The Monkees “Head”
Head isn’t the best Monkees album; in fact it contains just six pieces of music, only one of which is a copper-bottomed classic. But it does best symbolise the wonderful set of contradictions that made up the Monkees and their brief top-flight career.
The Monkees were first really brought to my attention in 1967 when my kid sister pinned a tearout picture from Fab 208 teeny fanzine on her bedroom wall. It showed the band members goofing around in Victorian style striped swimsuits. Her comment was “Haven’t they got nice legs?”. You can imagine the response she received from this then ultra-serious psychedelia and Memphis soul admirer. Actually I had appreciated the excellent first single, “Last Train To Clarksville”, but had not been impressed by the follow-ups, including the turgid “I Wanna Be Free” and the simplistic “I’m Not Your Steppin’ Stone”. Nothing to lay alongside Pepper, Hendrix and Wilson Pickett there, then. The TV series just irritated me: A Hard Day’s Night reduced to twenty-five-minute knockabouts. And if I did manage to catch the Head movie – I can’t remember if I did or not – its plotless, formless, apparently pointless structure would have had the same effect.

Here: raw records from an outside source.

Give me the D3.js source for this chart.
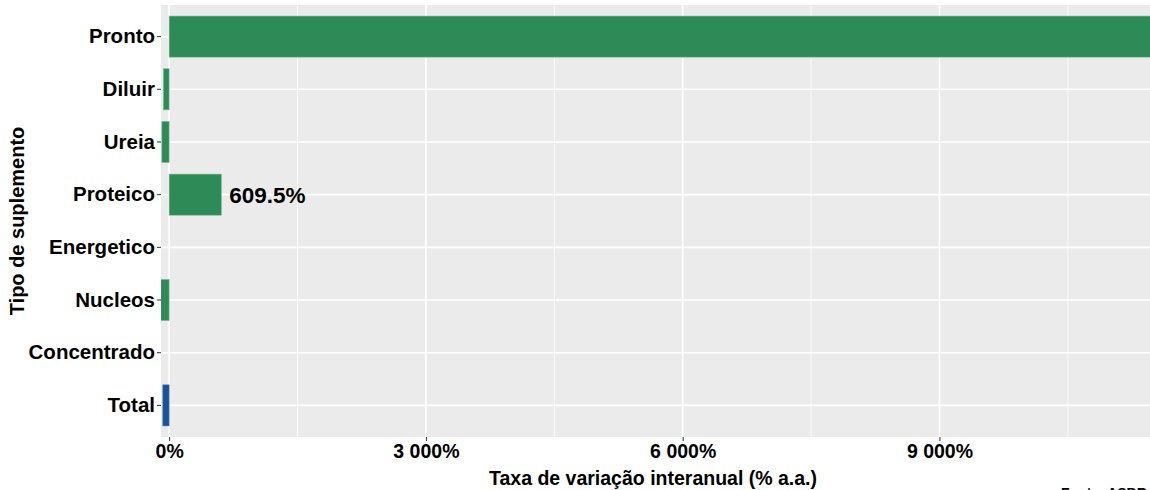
<!DOCTYPE html>
<html>
<head>
<meta charset="utf-8">
<script src="https://cdn.jsdelivr.net/npm/d3@7"></script>
<style>
  body { margin: 0; background: #fff; }
  svg text { font-family: "Liberation Sans", Arial, sans-serif; font-weight: bold; }
</style>
</head>
<body>
<div id="chart"></div>
<script>
// categories top to bottom
const categories = ["Pronto", "Diluir", "Ureia", "Proteico", "Energetico", "Nucleos", "Concentrado", "Total"];
// year-on-year change, % (Pronto runs off the right edge)
const values = [12500, -67, -85, 609.5, 0, -97, 0, -74];
const labelled = ["Proteico"];
const xTicks = [0, 3000, 6000, 9000];
const xMinor = [1500, 4500, 7500, 10500];

const width = 1150, height = 490;
const panel = { left: 161, top: 5, bottom: 437, right: 1162 };

const svg = d3.select("#chart").append("svg")
  .attr("width", width)
  .attr("height", height);

const x = d3.scaleLinear()
  .domain([-95, 11600])
  .range([panel.left, panel.right]);

const y = d3.scaleBand()
  .domain(categories)
  .range([panel.top, panel.bottom])
  .paddingInner(0.22)
  .paddingOuter(0.21);

const fmt = v => d3.format(",")(v).replace(/,/g, " ") + "%";

svg.append("clipPath").attr("id", "panel-clip")
  .append("rect")
  .attr("x", panel.left).attr("y", panel.top)
  .attr("width", panel.right - panel.left)
  .attr("height", panel.bottom - panel.top);

// panel background
svg.append("rect")
  .attr("x", panel.left).attr("y", panel.top)
  .attr("width", panel.right - panel.left)
  .attr("height", panel.bottom - panel.top)
  .attr("fill", "#ebebeb");

const grid = svg.append("g").attr("clip-path", "url(#panel-clip)");
// minor grid
grid.selectAll(".minor").data(xMinor).join("line")
  .attr("x1", d => x(d)).attr("x2", d => x(d))
  .attr("y1", panel.top).attr("y2", panel.bottom)
  .attr("stroke", "#fff").attr("stroke-width", 0.8);
// major grid
grid.selectAll(".majorx").data(xTicks).join("line")
  .attr("x1", d => x(d)).attr("x2", d => x(d))
  .attr("y1", panel.top).attr("y2", panel.bottom)
  .attr("stroke", "#fff").attr("stroke-width", 1.6);
grid.selectAll(".majory").data(categories).join("line")
  .attr("x1", panel.left).attr("x2", panel.right)
  .attr("y1", d => y(d) + y.bandwidth() / 2).attr("y2", d => y(d) + y.bandwidth() / 2)
  .attr("stroke", "#fff").attr("stroke-width", 1.6);

// bars
const bars = svg.append("g").attr("clip-path", "url(#panel-clip)");
bars.selectAll("rect").data(categories).join("rect")
  .attr("x", (d, i) => x(Math.min(0, values[i])))
  .attr("width", (d, i) => Math.abs(x(values[i]) - x(0)))
  .attr("y", d => y(d))
  .attr("height", y.bandwidth())
  .attr("fill", d => d === "Total" ? "#1a5296" : "#2e8b57")
  .attr("stroke", d => d === "Total" ? "#5f86b8" : "#7fb898")
  .attr("stroke-width", 0.6);

// value labels
svg.selectAll(".vlab").data(categories.filter(c => labelled.includes(c))).join("text")
  .attr("x", d => x(values[categories.indexOf(d)]) + 8)
  .attr("y", d => y(d) + y.bandwidth() / 2)
  .attr("dy", "0.36em")
  .attr("font-size", 22.5)
  .attr("fill", "#000")
  .text(d => values[categories.indexOf(d)].toFixed(1) + "%");

// y axis
const yAxis = svg.append("g")
  .attr("transform", `translate(${panel.left},0)`)
  .call(d3.axisLeft(y).tickSize(4).tickPadding(2));
yAxis.select(".domain").remove();
yAxis.selectAll("line").attr("stroke", "#333").attr("stroke-width", 1);
yAxis.selectAll("text").attr("font-size", 20.5).attr("fill", "#000")
  .attr("font-family", null);

// x axis
const xAxis = svg.append("g")
  .attr("transform", `translate(0,${panel.bottom})`)
  .call(d3.axisBottom(x).tickValues(xTicks).tickFormat(fmt).tickSize(4).tickPadding(3));
xAxis.select(".domain").remove();
xAxis.selectAll("line").attr("stroke", "#333").attr("stroke-width", 1);
xAxis.selectAll("text").attr("font-size", 19.5).attr("fill", "#000")
  .attr("font-family", null);

// axis titles
svg.append("text")
  .attr("x", 653).attr("y", 485)
  .attr("text-anchor", "middle")
  .attr("font-size", 19.5)
  .text("Taxa de variação interanual (% a.a.)");

svg.append("text")
  .attr("transform", `translate(24,${(panel.top + panel.bottom) / 2}) rotate(-90)`)
  .attr("text-anchor", "middle")
  .attr("font-size", 20)
  .text("Tipo de suplemento");

// source caption, cut off by the bottom edge as in the original
svg.append("text")
  .attr("x", 1061).attr("y", 498)
  .attr("font-size", 14)
  .text("Fonte: ASBRAM");
</script>
</body>
</html>
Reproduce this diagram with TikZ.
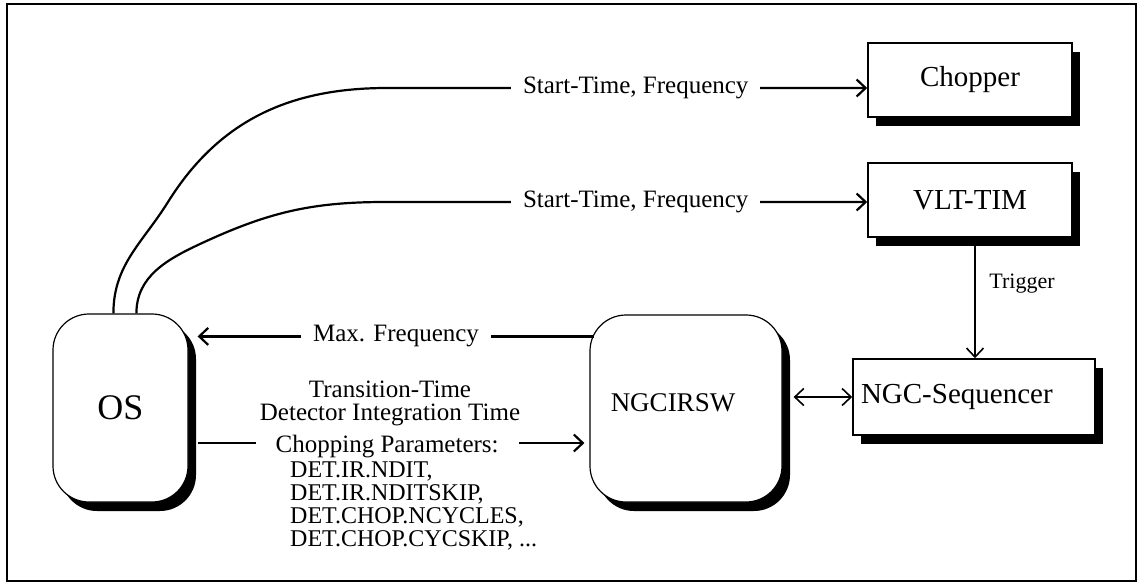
\documentclass[tikz,border=0pt]{standalone}
\usepackage{fontspec}
\setmainfont{Liberation Serif}
\usetikzlibrary{arrows.meta,shadows,calc}
\begin{document}
\begin{tikzpicture}[x=1pt,y=-1pt]
\tikzset{
  box/.style={draw, line width=1.6pt, fill=white, inner sep=0pt,
    drop shadow={shadow xshift=8pt, shadow yshift=-9pt, fill=black, opacity=1}},
  rbox/.style={box, rounded corners=36pt, line width=1.2pt},
  boxfont/.style={font=\fontsize{29}{30}\selectfont},
  lab/.style={font=\fontsize{25}{23}\selectfont, fill=white, inner ysep=1pt},
  plain/.style={font=\fontsize{25}{23}\selectfont, inner sep=0pt, align=center},
  conn/.style={line width=2.2pt},
  thinconn/.style={line width=1.6pt},
  tip/.style={-{Straight Barb[length=9pt,width=17pt]}},
  bothtips/.style={{Straight Barb[length=9pt,width=17pt]}-{Straight Barb[length=9pt,width=17pt]}},
}
\useasboundingbox (0,0) rectangle (1140,584);
\draw[line width=2pt] (7,4) rectangle (1136,581);

% boxes
\node[box, boxfont, minimum width=204pt, minimum height=74pt] (chop) at (970,80) {Chopper};
\node[box, boxfont, minimum width=204pt, minimum height=74pt] (vlt) at (970,200) {VLT-TIM};
\node[box, boxfont, minimum height=76pt, inner xsep=8pt, text width=226pt, align=left] (seq) at (974,397) {NGC-Sequencer};
\node[rbox, minimum width=192pt, minimum height=187pt] (ngc) at (686,408.5) {};
\node[font=\fontsize{27}{30}\selectfont, inner sep=0pt] (ngct) at (673,403) {NGCIRSW};
\node[rbox, minimum width=135pt, minimum height=188pt, font=\fontsize{36}{38}\selectfont] (os) at (120.5,408) {OS};

% curve way points
\coordinate (k1) at (168,202);
\coordinate (k2) at (387,88);
\coordinate (m1) at (200,244);
\coordinate (m2) at (385,202);

% OS -> Chopper
\draw[conn, tip] ($(os.north west)+(61,0)$) to[out=90,in=238] (k1) to[out=58,in=180] (k2)
  -- node[lab, pos=0.518, inner xsep=12pt] {Start-Time, Frequency} ($(chop.west)+(0,8)$);
% OS -> VLT-TIM
\draw[conn, tip] ($(os.north west)+(84,0)$) to[out=90,in=205] (m1) to[out=25,in=180] (m2)
  -- node[lab, pos=0.52, inner xsep=12pt] {Start-Time, Frequency} ($(vlt.west)+(0,2)$);

% NGCIRSW -> OS
\draw[conn, tip] ($(ngc.north west)+(5,22)$) -- node[lab, pos=0.5, inner xsep=12pt] {Max. Frequency} ($(os.north east)+(9,23)$);

% OS -> NGCIRSW
\draw[conn, tip] ($(os.east)+(9,35)$) -- node[lab, pos=0.49, inner xsep=20pt, yshift=-4pt, inner ysep=0pt] {Chopping Parameters:} ($(ngc.west)+(-5,34.5)$);
\node[plain] (tt) at (390,403.5) {Transition-Time\\Detector Integration Time};
\node[font=\fontsize{24}{23}\selectfont, inner sep=0pt, align=left, anchor=west] (det) at (290,505.5)
  {DET.IR.NDIT,\\DET.IR.NDITSKIP,\\DET.CHOP.NCYCLES,\\DET.CHOP.CYCSKIP, ...};

% NGCIRSW <-> NGC-Sequencer
\draw[thinconn, bothtips] ($(ngc.east |- seq.west)+(11,0)$) -- (seq.west);

% VLT-TIM -> NGC-Sequencer
\draw[thinconn, tip] ($(vlt.south)+(5,0)$) -- ($(seq.north)+(1,0)$);
\node[font=\fontsize{22}{24}\selectfont, inner sep=0pt] (trig) at (1022,284) {Trigger};
\end{tikzpicture}
\end{document}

Fast forward to the new millenium, and after decades of derision the Monkees suddenly became hip again in the wake of Britpop, New Psychedelia and other sixties revival movements. I discovered to my surprise that Mickey Dolenz was a peerless pop vocalist, and Mike Nesmith a confident, strident songwriter; that the best songs had been penned by the aristocracy of Goffin and King, Boyce and Hart, Neil Diamond, John Stewart and the Harries Chapin and Nilsson; that with musical backing by Glen Campbell, James Burton, Clarence White, Ry Cooder, Tommy Tedesco, Neil Young (yes, that one) and other A-team sessioneers from both coasts, those tracks were, in retrospect, sublime nuggets of pop; and that Head the movie was a definitive sixties cinematic experience. I came to sympathise with the group’s struggle to escape from the straitjacket of the exploitative entertainment industry, so splendidly satirised in Head in “Ditty Diego – War Chant”. From witless boy-band to The Next Beatles via psychedelia and country-rock, I saw the Monkees for what they really had been: a genuinely ambitious and progressive outfit with real musical integrity, their career cut short by their inability to shed the ludicrous image they’d been saddled with at the start. (OK, maybe scratch Davy Jones, who had zip musical or vocal talent, but provided eye-candy in the same way as Paul McCartney did for the Fabs and Brian Jones did for the Stones, and also shared Macca’s unfortunate penchant for Vaudeville. Nobody’s perfect.)
Head the movie and Head the album represent the Monkees’ final, ill-fated, attempt to break through the cultural barriers. Read about the movie on Wikipedia, if you will; the entry is very good. The album comprises the aforesaid six songs plus a bewildering collage of dialogue and found sounds from the film, deliberately reassembled, reverbed, varispeeded and otherwise twisted to produce a supremely trippy experience not unlike Frank Zappa’s experiments on Uncle Meat. (In fact Zappa also has a cameo in the film.) Of the songs, “Porpoise Song” (Goffin & King) is possibly the best psychedelic single ever released. The live version of Nesmith’s “Circle Sky”, unaccountably passed over on the original album for the inferior studio version, is good enough to have been included on Nuggets. And the reissue CD also includes the original mix of Peter Tork’s “Can You Dig It”, his homespun vocal fitting this deeply psych song better than Micky’s smooth, poppy delivery as used on the final version.
Both movie and album bombed, of course. But the Monkees’ true legacy can be found in the excellent psych artifact which is the reissue CD of Head, and on the absolutely stunning 2008 Rhino 4-CD compilation The Monkees Music Box. Also indispensible is Andrew Sandoval’s definitive book The Monkees: The Day By Day Story. Go explore, and happy hunting.